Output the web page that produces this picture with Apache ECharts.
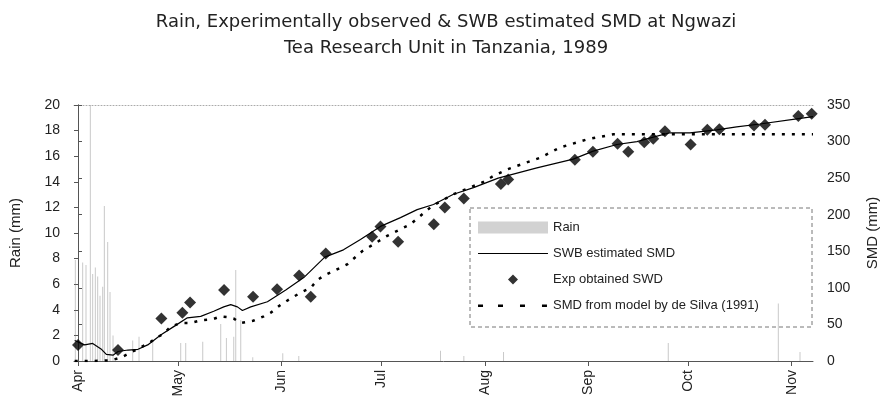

==

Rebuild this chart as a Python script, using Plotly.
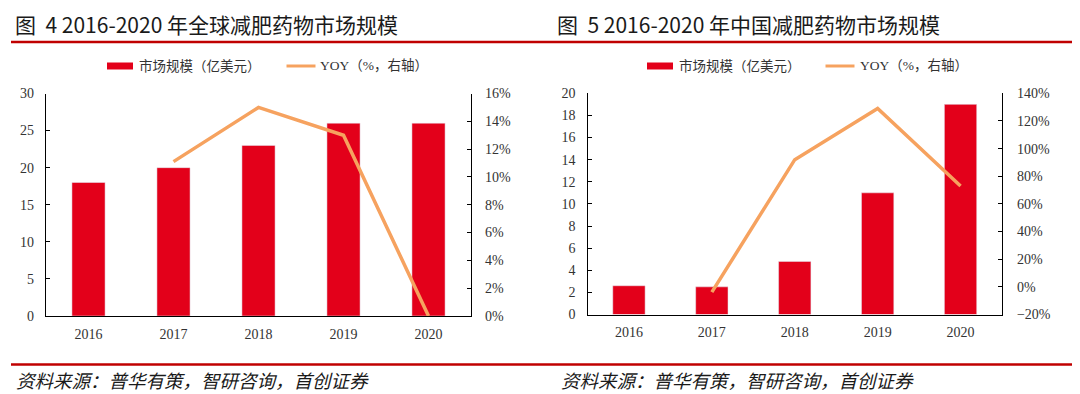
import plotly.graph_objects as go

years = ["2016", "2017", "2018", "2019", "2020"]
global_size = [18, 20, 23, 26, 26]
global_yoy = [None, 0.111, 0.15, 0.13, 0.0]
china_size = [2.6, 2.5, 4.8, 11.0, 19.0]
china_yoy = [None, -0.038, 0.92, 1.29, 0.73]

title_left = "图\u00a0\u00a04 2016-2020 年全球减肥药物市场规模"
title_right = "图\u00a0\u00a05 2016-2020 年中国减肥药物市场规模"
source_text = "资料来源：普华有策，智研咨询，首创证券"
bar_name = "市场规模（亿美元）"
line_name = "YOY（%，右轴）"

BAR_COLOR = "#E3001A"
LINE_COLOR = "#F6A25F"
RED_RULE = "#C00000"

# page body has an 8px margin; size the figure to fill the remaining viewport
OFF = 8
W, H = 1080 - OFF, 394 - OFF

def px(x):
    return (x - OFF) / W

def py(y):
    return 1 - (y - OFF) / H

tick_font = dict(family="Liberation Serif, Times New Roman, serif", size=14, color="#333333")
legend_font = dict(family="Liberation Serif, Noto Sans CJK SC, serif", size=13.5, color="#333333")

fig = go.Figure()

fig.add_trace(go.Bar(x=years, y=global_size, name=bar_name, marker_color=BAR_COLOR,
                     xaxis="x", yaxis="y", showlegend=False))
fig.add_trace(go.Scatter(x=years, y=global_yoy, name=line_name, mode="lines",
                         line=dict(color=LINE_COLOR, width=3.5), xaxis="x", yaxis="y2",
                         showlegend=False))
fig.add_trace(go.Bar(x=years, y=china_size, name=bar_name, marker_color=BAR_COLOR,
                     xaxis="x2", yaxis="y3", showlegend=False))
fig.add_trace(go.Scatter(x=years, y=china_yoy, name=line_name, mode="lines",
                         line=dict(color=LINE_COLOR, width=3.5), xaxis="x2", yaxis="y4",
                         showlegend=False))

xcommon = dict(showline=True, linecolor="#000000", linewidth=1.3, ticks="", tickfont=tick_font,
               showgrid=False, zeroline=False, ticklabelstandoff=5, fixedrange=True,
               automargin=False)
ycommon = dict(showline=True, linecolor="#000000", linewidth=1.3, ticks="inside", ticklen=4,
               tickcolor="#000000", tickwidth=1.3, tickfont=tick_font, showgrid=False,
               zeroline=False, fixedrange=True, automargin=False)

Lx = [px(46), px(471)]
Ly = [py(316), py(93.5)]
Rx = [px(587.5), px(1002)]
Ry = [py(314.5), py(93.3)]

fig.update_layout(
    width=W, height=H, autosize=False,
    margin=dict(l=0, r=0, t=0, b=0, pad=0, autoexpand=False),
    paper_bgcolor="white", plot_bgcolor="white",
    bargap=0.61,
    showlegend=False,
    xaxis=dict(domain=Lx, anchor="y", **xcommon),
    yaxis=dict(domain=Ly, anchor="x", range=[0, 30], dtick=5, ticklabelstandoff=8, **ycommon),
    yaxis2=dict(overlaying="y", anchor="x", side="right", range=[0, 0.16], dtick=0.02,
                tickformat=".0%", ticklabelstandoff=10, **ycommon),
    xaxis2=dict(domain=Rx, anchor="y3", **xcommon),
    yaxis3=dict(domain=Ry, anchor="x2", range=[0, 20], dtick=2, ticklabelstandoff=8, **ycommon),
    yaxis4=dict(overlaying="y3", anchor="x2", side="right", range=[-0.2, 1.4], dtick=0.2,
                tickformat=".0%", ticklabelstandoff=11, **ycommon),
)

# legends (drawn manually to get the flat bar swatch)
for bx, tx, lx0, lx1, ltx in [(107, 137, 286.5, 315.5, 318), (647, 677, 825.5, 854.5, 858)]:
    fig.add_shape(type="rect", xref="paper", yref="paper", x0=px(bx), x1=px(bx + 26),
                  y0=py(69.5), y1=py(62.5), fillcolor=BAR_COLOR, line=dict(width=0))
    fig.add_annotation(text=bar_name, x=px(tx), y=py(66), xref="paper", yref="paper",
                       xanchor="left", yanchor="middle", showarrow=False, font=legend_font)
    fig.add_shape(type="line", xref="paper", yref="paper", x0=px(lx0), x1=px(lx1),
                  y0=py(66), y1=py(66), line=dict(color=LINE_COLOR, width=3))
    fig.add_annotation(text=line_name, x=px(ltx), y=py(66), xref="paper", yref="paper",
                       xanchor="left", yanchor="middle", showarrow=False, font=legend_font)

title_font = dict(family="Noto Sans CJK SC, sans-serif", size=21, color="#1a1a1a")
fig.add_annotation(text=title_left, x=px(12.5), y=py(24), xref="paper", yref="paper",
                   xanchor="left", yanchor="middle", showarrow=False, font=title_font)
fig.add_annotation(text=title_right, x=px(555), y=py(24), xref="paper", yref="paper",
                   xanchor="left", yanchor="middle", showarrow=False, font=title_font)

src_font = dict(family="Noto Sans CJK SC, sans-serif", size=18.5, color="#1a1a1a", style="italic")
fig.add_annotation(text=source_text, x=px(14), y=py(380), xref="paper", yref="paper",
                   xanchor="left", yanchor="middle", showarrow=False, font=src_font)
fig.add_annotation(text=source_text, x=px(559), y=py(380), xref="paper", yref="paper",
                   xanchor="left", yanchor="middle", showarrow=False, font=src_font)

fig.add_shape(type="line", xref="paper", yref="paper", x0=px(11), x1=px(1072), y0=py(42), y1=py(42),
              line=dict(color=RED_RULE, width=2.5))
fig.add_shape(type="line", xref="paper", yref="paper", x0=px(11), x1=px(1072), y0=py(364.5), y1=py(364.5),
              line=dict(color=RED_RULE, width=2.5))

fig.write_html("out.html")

* * *

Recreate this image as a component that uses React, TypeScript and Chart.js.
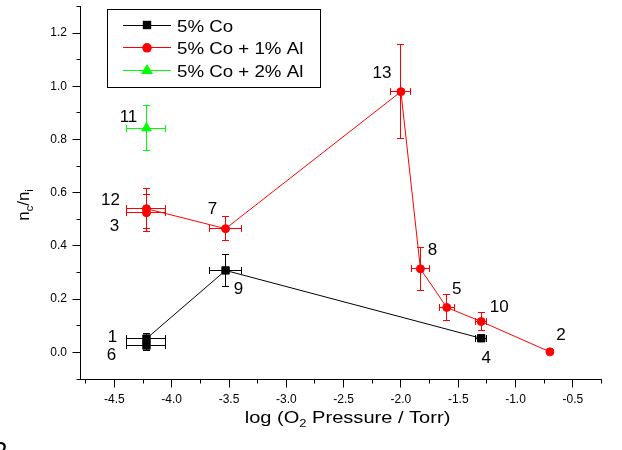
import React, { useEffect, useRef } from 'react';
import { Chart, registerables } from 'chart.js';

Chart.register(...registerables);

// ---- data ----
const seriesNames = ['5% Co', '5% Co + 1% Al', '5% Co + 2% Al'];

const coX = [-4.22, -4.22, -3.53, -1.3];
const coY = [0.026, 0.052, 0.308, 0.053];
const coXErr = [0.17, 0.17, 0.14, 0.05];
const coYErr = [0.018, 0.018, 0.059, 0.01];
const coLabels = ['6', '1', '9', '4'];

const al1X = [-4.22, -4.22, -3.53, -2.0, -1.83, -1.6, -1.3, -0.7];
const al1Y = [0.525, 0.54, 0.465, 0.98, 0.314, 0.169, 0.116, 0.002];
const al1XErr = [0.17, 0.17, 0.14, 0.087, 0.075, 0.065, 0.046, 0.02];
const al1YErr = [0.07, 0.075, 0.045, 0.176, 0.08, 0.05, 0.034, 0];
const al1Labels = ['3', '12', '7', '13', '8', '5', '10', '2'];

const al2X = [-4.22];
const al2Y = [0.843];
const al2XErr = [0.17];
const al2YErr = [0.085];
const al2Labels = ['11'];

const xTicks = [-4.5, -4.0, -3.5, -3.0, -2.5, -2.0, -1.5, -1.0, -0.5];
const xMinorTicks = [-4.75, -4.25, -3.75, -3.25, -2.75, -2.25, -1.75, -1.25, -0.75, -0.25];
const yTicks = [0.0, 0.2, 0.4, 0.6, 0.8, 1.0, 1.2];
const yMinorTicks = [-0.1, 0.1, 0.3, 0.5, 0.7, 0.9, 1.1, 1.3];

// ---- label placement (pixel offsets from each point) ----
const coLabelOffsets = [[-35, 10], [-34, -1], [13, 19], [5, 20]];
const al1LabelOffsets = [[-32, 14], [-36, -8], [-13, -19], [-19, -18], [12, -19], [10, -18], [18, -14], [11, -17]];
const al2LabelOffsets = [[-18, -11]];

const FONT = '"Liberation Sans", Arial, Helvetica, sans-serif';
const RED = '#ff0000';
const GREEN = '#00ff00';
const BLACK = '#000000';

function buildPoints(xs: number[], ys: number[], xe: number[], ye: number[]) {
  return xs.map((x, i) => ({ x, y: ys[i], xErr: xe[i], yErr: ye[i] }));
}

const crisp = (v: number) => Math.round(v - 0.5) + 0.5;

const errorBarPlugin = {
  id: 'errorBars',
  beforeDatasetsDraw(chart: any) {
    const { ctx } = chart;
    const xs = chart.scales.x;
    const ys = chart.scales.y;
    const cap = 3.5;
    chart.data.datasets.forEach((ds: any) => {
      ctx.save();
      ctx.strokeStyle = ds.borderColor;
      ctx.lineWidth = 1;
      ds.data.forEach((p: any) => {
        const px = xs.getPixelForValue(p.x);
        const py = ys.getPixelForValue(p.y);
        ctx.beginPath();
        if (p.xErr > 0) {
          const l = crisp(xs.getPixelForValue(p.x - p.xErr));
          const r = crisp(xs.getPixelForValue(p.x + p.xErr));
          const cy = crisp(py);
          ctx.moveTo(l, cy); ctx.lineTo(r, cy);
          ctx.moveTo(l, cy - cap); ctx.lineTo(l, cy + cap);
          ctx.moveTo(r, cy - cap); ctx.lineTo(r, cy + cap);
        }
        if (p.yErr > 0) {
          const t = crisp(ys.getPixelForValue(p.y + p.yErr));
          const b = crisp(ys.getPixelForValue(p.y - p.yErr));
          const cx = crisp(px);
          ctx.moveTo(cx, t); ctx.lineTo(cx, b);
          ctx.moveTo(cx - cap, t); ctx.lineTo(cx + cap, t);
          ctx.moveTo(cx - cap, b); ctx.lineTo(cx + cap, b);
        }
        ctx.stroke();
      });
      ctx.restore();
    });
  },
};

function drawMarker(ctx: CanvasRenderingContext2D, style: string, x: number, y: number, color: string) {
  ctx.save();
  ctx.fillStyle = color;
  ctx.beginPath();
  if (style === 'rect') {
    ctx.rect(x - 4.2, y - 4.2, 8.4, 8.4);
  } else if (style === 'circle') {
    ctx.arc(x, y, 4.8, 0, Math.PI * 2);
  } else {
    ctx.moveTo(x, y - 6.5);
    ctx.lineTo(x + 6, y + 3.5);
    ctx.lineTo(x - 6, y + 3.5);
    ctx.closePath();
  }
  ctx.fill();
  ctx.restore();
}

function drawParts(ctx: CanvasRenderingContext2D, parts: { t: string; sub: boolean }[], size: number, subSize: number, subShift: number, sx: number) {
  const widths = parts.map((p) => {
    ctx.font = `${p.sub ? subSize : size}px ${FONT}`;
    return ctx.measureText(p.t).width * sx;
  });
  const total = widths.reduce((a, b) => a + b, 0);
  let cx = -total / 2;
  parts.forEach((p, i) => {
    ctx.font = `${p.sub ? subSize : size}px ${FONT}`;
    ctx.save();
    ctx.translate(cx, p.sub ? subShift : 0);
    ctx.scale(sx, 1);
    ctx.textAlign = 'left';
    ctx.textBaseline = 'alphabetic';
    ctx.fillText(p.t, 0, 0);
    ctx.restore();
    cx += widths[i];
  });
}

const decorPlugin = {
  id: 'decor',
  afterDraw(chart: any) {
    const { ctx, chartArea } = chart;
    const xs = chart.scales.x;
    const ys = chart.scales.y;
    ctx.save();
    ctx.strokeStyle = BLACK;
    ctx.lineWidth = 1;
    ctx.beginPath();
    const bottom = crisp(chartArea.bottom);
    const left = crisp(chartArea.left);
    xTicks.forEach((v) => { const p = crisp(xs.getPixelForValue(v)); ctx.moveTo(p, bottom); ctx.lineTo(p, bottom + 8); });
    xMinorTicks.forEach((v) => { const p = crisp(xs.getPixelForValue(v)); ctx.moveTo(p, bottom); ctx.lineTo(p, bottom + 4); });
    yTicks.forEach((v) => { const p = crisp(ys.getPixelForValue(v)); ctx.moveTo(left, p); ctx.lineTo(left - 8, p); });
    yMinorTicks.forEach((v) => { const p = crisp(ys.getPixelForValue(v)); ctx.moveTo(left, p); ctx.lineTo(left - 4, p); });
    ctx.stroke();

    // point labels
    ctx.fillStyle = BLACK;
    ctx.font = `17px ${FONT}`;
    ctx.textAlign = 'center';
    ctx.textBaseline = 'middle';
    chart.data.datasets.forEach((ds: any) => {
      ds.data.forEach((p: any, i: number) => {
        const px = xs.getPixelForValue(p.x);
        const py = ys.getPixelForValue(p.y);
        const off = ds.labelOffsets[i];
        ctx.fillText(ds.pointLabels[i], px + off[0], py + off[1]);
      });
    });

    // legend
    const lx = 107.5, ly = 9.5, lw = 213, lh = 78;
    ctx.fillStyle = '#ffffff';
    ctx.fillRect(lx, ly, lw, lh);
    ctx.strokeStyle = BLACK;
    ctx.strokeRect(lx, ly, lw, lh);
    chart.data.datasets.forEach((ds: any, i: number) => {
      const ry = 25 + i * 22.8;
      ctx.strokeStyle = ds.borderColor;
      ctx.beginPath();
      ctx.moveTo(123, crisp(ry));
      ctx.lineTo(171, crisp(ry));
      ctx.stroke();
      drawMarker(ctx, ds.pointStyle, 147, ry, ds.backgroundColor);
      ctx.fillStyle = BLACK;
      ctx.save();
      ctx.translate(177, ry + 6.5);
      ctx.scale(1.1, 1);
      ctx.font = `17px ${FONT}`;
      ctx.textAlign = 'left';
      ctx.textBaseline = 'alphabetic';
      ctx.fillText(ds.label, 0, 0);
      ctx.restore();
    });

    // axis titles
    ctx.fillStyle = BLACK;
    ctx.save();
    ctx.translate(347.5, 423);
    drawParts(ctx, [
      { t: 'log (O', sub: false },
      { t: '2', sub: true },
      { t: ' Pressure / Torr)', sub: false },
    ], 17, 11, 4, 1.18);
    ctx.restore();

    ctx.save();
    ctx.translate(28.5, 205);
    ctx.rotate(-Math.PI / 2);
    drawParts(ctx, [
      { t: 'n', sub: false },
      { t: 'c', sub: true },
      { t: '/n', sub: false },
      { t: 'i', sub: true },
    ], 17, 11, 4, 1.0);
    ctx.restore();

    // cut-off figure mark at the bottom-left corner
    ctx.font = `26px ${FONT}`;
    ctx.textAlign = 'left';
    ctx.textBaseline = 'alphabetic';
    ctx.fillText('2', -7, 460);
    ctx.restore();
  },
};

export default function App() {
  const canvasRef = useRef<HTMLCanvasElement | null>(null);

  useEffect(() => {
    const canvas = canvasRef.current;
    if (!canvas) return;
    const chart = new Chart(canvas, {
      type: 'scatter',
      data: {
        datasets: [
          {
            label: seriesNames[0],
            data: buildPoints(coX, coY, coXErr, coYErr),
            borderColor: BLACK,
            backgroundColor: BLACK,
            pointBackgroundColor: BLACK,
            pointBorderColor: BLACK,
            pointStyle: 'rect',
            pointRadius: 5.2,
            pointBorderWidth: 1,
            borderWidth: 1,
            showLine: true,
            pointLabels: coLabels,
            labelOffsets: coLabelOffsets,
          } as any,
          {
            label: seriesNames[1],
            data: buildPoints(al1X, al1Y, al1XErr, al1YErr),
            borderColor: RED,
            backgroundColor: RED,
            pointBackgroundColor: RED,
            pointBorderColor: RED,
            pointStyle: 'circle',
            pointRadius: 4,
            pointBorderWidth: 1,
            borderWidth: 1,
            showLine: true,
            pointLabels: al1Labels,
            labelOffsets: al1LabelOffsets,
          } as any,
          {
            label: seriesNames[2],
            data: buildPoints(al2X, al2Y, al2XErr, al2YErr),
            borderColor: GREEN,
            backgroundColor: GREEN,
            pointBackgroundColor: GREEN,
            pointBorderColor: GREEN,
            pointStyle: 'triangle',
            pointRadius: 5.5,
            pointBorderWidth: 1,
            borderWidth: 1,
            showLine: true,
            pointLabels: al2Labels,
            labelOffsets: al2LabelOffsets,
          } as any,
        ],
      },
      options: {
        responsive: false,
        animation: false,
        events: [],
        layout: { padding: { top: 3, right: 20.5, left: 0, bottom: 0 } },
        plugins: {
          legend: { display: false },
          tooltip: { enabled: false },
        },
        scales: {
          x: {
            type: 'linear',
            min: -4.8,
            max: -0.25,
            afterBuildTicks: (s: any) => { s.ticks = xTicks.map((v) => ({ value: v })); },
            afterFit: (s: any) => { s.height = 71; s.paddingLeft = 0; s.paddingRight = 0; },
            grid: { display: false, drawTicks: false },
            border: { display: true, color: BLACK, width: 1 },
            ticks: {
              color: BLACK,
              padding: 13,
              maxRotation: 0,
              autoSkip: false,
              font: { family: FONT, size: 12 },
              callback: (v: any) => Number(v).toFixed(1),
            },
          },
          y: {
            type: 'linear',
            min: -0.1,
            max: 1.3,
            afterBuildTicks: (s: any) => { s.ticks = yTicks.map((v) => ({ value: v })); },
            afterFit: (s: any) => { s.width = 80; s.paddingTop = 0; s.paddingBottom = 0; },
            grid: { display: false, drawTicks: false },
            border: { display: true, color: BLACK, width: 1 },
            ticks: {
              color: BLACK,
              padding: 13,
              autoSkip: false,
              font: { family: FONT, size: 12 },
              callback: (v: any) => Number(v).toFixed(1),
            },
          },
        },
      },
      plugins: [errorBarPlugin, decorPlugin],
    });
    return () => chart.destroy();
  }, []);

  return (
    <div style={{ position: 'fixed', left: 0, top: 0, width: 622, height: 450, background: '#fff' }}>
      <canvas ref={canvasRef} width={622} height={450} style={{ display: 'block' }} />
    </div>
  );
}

■ **Problem to solve**: Show each line of the data that contains the string "React".

■ **Solution**:
Recreate this image as a component that uses React, TypeScript and Chart.js.
import React, { useEffect, useRef } from 'react';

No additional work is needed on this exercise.